%%

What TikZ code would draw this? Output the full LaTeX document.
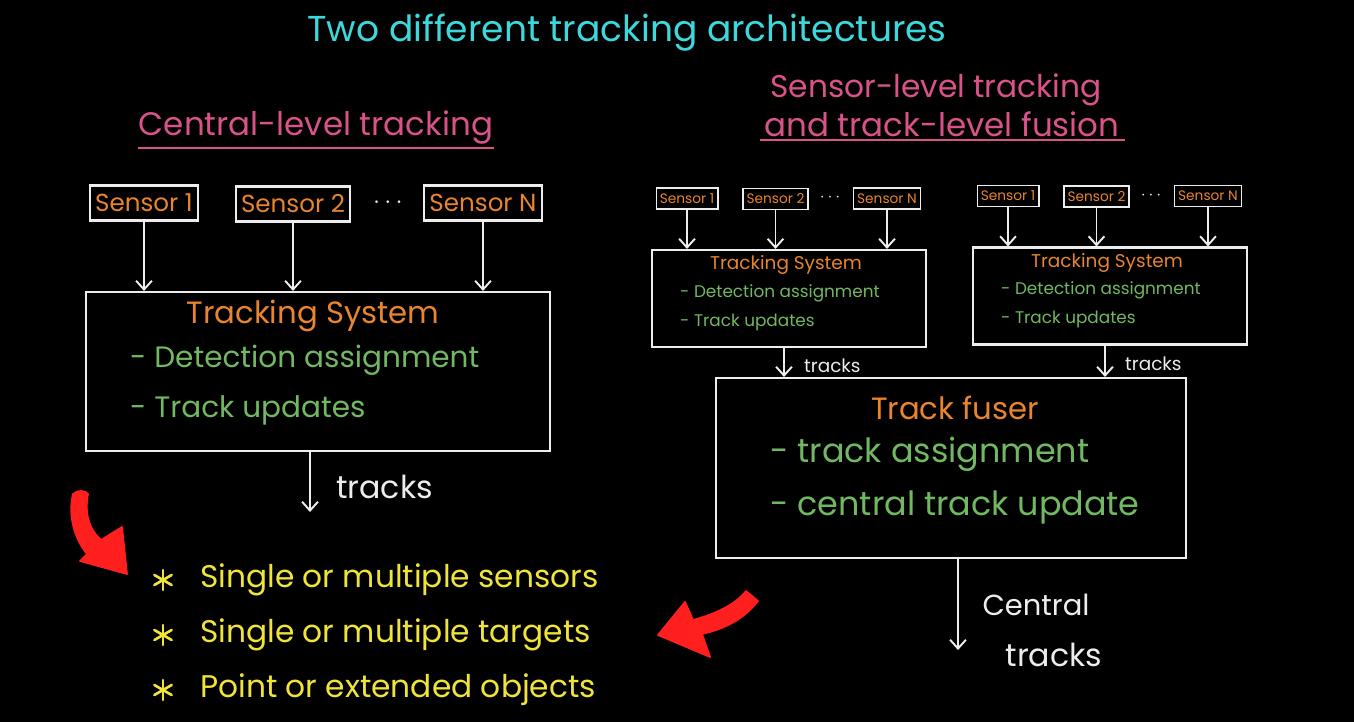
\documentclass[tikz,border=0pt]{standalone}
\usepackage{fontspec}
\setmainfont{Poppins}
\usetikzlibrary{arrows.meta,positioning}
\definecolor{chalkcyan}{HTML}{3CD8DC}
\definecolor{chalkpink}{HTML}{D9528A}
\definecolor{chalkorange}{HTML}{E8852E}
\definecolor{chalkgreen}{HTML}{72B862}
\definecolor{chalkyellow}{HTML}{F0E43A}
\definecolor{chalkred}{HTML}{FF1F1F}
\definecolor{chalkwhite}{HTML}{EDEDED}
\tikzset{
  board/.style={draw=chalkwhite, line width=1.2pt},
  sensorbig/.style={board, text=chalkorange, font=\fontsize{14}{16}\selectfont,
    inner xsep=3pt, inner ysep=2pt, minimum height=0.7cm},
  sensorsmall/.style={board, line width=0.9pt, text=chalkorange,
    font=\fontsize{7.8}{9}\selectfont, inner xsep=2pt, inner ysep=1pt, minimum height=0.42cm},
  feed/.style={draw=chalkwhite, line width=1.1pt, -{Straight Barb[length=5pt,width=9pt]}},
  heading/.style={text=chalkpink, font=\fontsize{18.5}{21}\selectfont},
  systitle/.style={text=chalkorange, font=\fontsize{17.5}{20}\selectfont},
  sysitem/.style={text=chalkgreen, font=\fontsize{16.8}{19}\selectfont, anchor=west},
  fuseritem/.style={text=chalkgreen, font=\fontsize{19}{22}\selectfont, anchor=west},
  smalltitle/.style={text=chalkorange, font=\fontsize{10.5}{12}\selectfont},
  smallitem/.style={text=chalkgreen, font=\fontsize{9.6}{11}\selectfont, anchor=west},
  outlabel/.style={text=chalkwhite, font=\fontsize{18}{21}\selectfont},
  bulletitem/.style={text=chalkyellow, font=\fontsize{17.8}{20}\selectfont, anchor=west},
  starmark/.style={draw=chalkyellow, line width=1.5pt, line cap=round},
  redarrow/.style={fill=chalkred, draw=chalkred, line width=1pt, line join=round}
}
\begin{document}
\begin{tikzpicture}[x=0.02cm, y=-0.02cm]
\fill[black] (0,0) rectangle (1354,722);
\useasboundingbox (0,0) rectangle (1354,722);

\node[text=chalkcyan, font=\fontsize{20.5}{24}\selectfont] (title) at (627,33) {Two different tracking architectures};

% central-level tracking
\node[heading] (lhead) at (316,128) {Central-level tracking};
\draw[chalkpink, line width=1.2pt] (138,148) -- (494,148);

\node[sensorbig] (ls1) at (144,203) {Sensor 1};
\node[sensorbig] (ls2) at (293,204) {Sensor 2};
\node[text=chalkwhite, font=\Large] (ldots) at (388,203) {$\cdots$};
\node[sensorbig] (lsN) at (483,203) {Sensor N};
\node[board, minimum width=9.28cm, minimum height=3.18cm] (lsys) at (318,371.5) {};
\foreach \s in {ls1,ls2,lsN}
  \draw[feed] (\s.south) -- (\s.south |- lsys.north);
\node[systitle] (lsystitle) at (313,316) {Tracking System};
\node[sysitem] (litem1) at (124,360) {- Detection assignment};
\node[sysitem] (litem2) at (124,410) {- Track updates};
\coordinate (lout) at (310,512);
\draw[feed] (lout |- lsys.south) -- (lout);
\node[outlabel, anchor=west] (ltracks) at (330,487) {tracks};

% red arrows
\filldraw[redarrow] (73,494) .. controls (77,490) and (85,490) .. (88,494)
  .. controls (84,515) and (90,530) .. (101,540) -- (122,527) -- (127,574)
  -- (80,561) -- (87,554) .. controls (74,538) and (68,515) .. cycle;
\filldraw[redarrow] (658,635) -- (685,602) -- (693,620)
  .. controls (715,614) and (735,605) .. (746,591) -- (758,601)
  .. controls (742,621) and (723,629) .. (702,634) -- (710,657) -- cycle;

% properties
\foreach \y/\txt [count=\i] in {580/Single or multiple sensors, 635/Single or multiple targets, 690/Point or extended objects}{
  \coordinate (star\i) at (163,\y);
  \foreach \a in {90,30,-30}
    \draw[starmark] (star\i) ++(\a:10) -- ++(\a+180:20);
  \node[bulletitem] (prop\i) at (194,\y) {\txt};
}

% sensor-level tracking and track-level fusion
\node[heading, font=\fontsize{17.8}{21}\selectfont] (rhead1) at (936,90) {Sensor-level tracking};
\node[heading] (rhead2) at (942,124) {and track-level fusion};
\draw[chalkpink, line width=1.2pt] (760,140) -- (1125,140);

\foreach \g/\dx/\dy in {a/0/0, b/321/-2.5}{
  \begin{scope}[shift={(\dx,\dy)}]
    \node[sensorsmall] (\g s1) at (687,198.5) {Sensor 1};
    \node[sensorsmall] (\g s2) at (775.5,199) {Sensor 2};
    \node[text=chalkwhite] (\g dots) at (830,198) {$\cdots$};
    \node[sensorsmall] (\g sN) at (887,198.5) {Sensor N};
    \node[board, minimum width=5.48cm, minimum height=1.94cm] (\g sys) at (789,298.5) {};
    \foreach \s in {s1,s2,sN}
      \draw[feed] (\g\s.south) -- (\g\s.south |- \g sys.north);
    \node[smalltitle] (\g systitle) at (786,265) {Tracking System};
    \node[smallitem] (\g item1) at (674,293) {- Detection assignment};
    \node[smallitem] (\g item2) at (674,322) {- Track updates};
    \coordinate (\g tap) at (784,0);
    \node[text=chalkwhite, font=\fontsize{10.5}{12}\selectfont, anchor=west] (\g tracks) at (798,366) {tracks};
  \end{scope}
}

\node[board, minimum width=9.4cm, minimum height=3.6cm] (fuser) at (951,468) {};
\draw[feed] (atap |- asys.south) -- (atap |- fuser.north);
\draw[feed] (btap |- bsys.south) -- (btap |- fuser.north);
\node[systitle] (fusertitle) at (955,408) {Track fuser};
\node[fuseritem] (fitem1) at (764,454) {- track assignment};
\node[fuseritem] (fitem2) at (764,507) {- central track update};
\coordinate (fout) at (958,650);
\draw[feed] (fout |- fuser.south) -- (fout);
\node[outlabel, font=\fontsize{16.5}{19}\selectfont] (central) at (1036,605) {Central};
\node[outlabel] (ctracks) at (1054,655) {tracks};
\end{tikzpicture}
\end{document}
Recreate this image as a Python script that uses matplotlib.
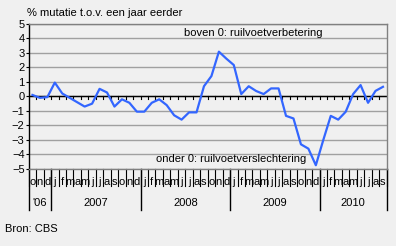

%%

» Requirement
Extract the entries in full, exactly as they are, minus the pictures.

» Response
What TikZ code would draw this? Output the full LaTeX document.
\documentclass[tikz,border=0pt]{standalone}
\usepackage{fontspec}
\setmainfont{Poppins}
\usetikzlibrary{arrows.meta,positioning}
\definecolor{chalkcyan}{HTML}{3CD8DC}
\definecolor{chalkpink}{HTML}{D9528A}
\definecolor{chalkorange}{HTML}{E8852E}
\definecolor{chalkgreen}{HTML}{72B862}
\definecolor{chalkyellow}{HTML}{F0E43A}
\definecolor{chalkred}{HTML}{FF1F1F}
\definecolor{chalkwhite}{HTML}{EDEDED}
\tikzset{
  board/.style={draw=chalkwhite, line width=1.2pt},
  sensorbig/.style={board, text=chalkorange, font=\fontsize{14}{16}\selectfont,
    inner xsep=3pt, inner ysep=2pt, minimum height=0.7cm},
  sensorsmall/.style={board, line width=0.9pt, text=chalkorange,
    font=\fontsize{7.8}{9}\selectfont, inner xsep=2pt, inner ysep=1pt, minimum height=0.42cm},
  feed/.style={draw=chalkwhite, line width=1.1pt, -{Straight Barb[length=5pt,width=9pt]}},
  heading/.style={text=chalkpink, font=\fontsize{18.5}{21}\selectfont},
  systitle/.style={text=chalkorange, font=\fontsize{17.5}{20}\selectfont},
  sysitem/.style={text=chalkgreen, font=\fontsize{16.8}{19}\selectfont, anchor=west},
  fuseritem/.style={text=chalkgreen, font=\fontsize{19}{22}\selectfont, anchor=west},
  smalltitle/.style={text=chalkorange, font=\fontsize{10.5}{12}\selectfont},
  smallitem/.style={text=chalkgreen, font=\fontsize{9.6}{11}\selectfont, anchor=west},
  outlabel/.style={text=chalkwhite, font=\fontsize{18}{21}\selectfont},
  bulletitem/.style={text=chalkyellow, font=\fontsize{17.8}{20}\selectfont, anchor=west},
  starmark/.style={draw=chalkyellow, line width=1.5pt, line cap=round},
  redarrow/.style={fill=chalkred, draw=chalkred, line width=1pt, line join=round}
}
\begin{document}
\begin{tikzpicture}[x=0.02cm, y=-0.02cm]
\fill[black] (0,0) rectangle (1354,722);
\useasboundingbox (0,0) rectangle (1354,722);

\node[text=chalkcyan, font=\fontsize{20.5}{24}\selectfont] (title) at (627,33) {Two different tracking architectures};

% central-level tracking
\node[heading] (lhead) at (316,128) {Central-level tracking};
\draw[chalkpink, line width=1.2pt] (138,148) -- (494,148);

\node[sensorbig] (ls1) at (144,203) {Sensor 1};
\node[sensorbig] (ls2) at (293,204) {Sensor 2};
\node[text=chalkwhite, font=\Large] (ldots) at (388,203) {$\cdots$};
\node[sensorbig] (lsN) at (483,203) {Sensor N};
\node[board, minimum width=9.28cm, minimum height=3.18cm] (lsys) at (318,371.5) {};
\foreach \s in {ls1,ls2,lsN}
  \draw[feed] (\s.south) -- (\s.south |- lsys.north);
\node[systitle] (lsystitle) at (313,316) {Tracking System};
\node[sysitem] (litem1) at (124,360) {- Detection assignment};
\node[sysitem] (litem2) at (124,410) {- Track updates};
\coordinate (lout) at (310,512);
\draw[feed] (lout |- lsys.south) -- (lout);
\node[outlabel, anchor=west] (ltracks) at (330,487) {tracks};

% red arrows
\filldraw[redarrow] (73,494) .. controls (77,490) and (85,490) .. (88,494)
  .. controls (84,515) and (90,530) .. (101,540) -- (122,527) -- (127,574)
  -- (80,561) -- (87,554) .. controls (74,538) and (68,515) .. cycle;
\filldraw[redarrow] (658,635) -- (685,602) -- (693,620)
  .. controls (715,614) and (735,605) .. (746,591) -- (758,601)
  .. controls (742,621) and (723,629) .. (702,634) -- (710,657) -- cycle;

% properties
\foreach \y/\txt [count=\i] in {580/Single or multiple sensors, 635/Single or multiple targets, 690/Point or extended objects}{
  \coordinate (star\i) at (163,\y);
  \foreach \a in {90,30,-30}
    \draw[starmark] (star\i) ++(\a:10) -- ++(\a+180:20);
  \node[bulletitem] (prop\i) at (194,\y) {\txt};
}

% sensor-level tracking and track-level fusion
\node[heading, font=\fontsize{17.8}{21}\selectfont] (rhead1) at (936,90) {Sensor-level tracking};
\node[heading] (rhead2) at (942,124) {and track-level fusion};
\draw[chalkpink, line width=1.2pt] (760,140) -- (1125,140);

\foreach \g/\dx/\dy in {a/0/0, b/321/-2.5}{
  \begin{scope}[shift={(\dx,\dy)}]
    \node[sensorsmall] (\g s1) at (687,198.5) {Sensor 1};
    \node[sensorsmall] (\g s2) at (775.5,199) {Sensor 2};
    \node[text=chalkwhite] (\g dots) at (830,198) {$\cdots$};
    \node[sensorsmall] (\g sN) at (887,198.5) {Sensor N};
    \node[board, minimum width=5.48cm, minimum height=1.94cm] (\g sys) at (789,298.5) {};
    \foreach \s in {s1,s2,sN}
      \draw[feed] (\g\s.south) -- (\g\s.south |- \g sys.north);
    \node[smalltitle] (\g systitle) at (786,265) {Tracking System};
    \node[smallitem] (\g item1) at (674,293) {- Detection assignment};
    \node[smallitem] (\g item2) at (674,322) {- Track updates};
    \coordinate (\g tap) at (784,0);
    \node[text=chalkwhite, font=\fontsize{10.5}{12}\selectfont, anchor=west] (\g tracks) at (798,366) {tracks};
  \end{scope}
}

\node[board, minimum width=9.4cm, minimum height=3.6cm] (fuser) at (951,468) {};
\draw[feed] (atap |- asys.south) -- (atap |- fuser.north);
\draw[feed] (btap |- bsys.south) -- (btap |- fuser.north);
\node[systitle] (fusertitle) at (955,408) {Track fuser};
\node[fuseritem] (fitem1) at (764,454) {- track assignment};
\node[fuseritem] (fitem2) at (764,507) {- central track update};
\coordinate (fout) at (958,650);
\draw[feed] (fout |- fuser.south) -- (fout);
\node[outlabel, font=\fontsize{16.5}{19}\selectfont] (central) at (1036,605) {Central};
\node[outlabel] (ctracks) at (1054,655) {tracks};
\end{tikzpicture}
\end{document}
Recreate this image as a Python script that uses matplotlib.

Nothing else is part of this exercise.